Quick editing checklist for better subject lines
- Can a reader tell what this email is about in one glance?
- Does it promise something useful without overselling it?
- Is there one clear hook, not three competing ideas?
- Does the line sound like your newsletter voice?
- Would the email content actually pay off this subject line?
- Is the wording specific enough to feel real?
- Have you removed filler like “quick note,” “just,” or “thoughts on” unless they genuinely help?
Two practical reality checks are worth keeping in mind. First, keep subject lines aligned with the email body; misleading opens can hurt trust over time, even if the short-term click looks nice. Second, deliverability and inbox placement are shaped by more than one line of copy. Authentication, sender reputation, and engagement all matter. For a stable, primary-source overview of email best practices, see the Google Workspace email sender guidelines, Microsoft’s DMARC setup guidance, and the FTC CAN-SPAM compliance guide.

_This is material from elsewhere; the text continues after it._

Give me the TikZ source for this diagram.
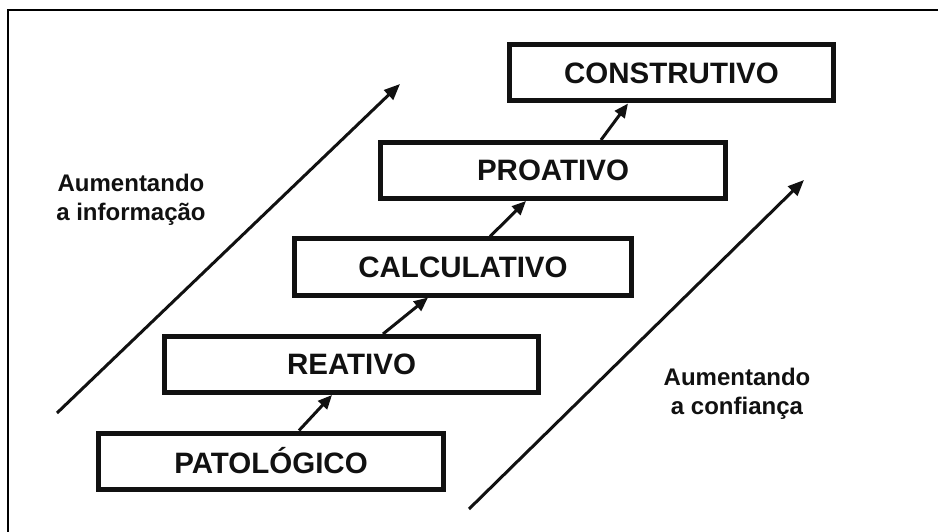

When to use this page and when to go deeper
Use this article when you need examples fast and want to adapt a subject line without rebuilding the whole strategy from scratch. If you want broader method, start with the parent guide. If you want more hook types, go to the hook examples page. If you are testing AI-assisted drafting, the AI tools page is the better companion. If your bigger problem is what happens after the open, the leads-and-sales guide is the more useful next click.
That is the whole trick, really: a good subject line is not magic, and it is not a slogan in tiny type. It is a clear promise with just enough tension to make the reader curious. Which is a nicer job title than “admin,” even if the inbox occasionally disagrees.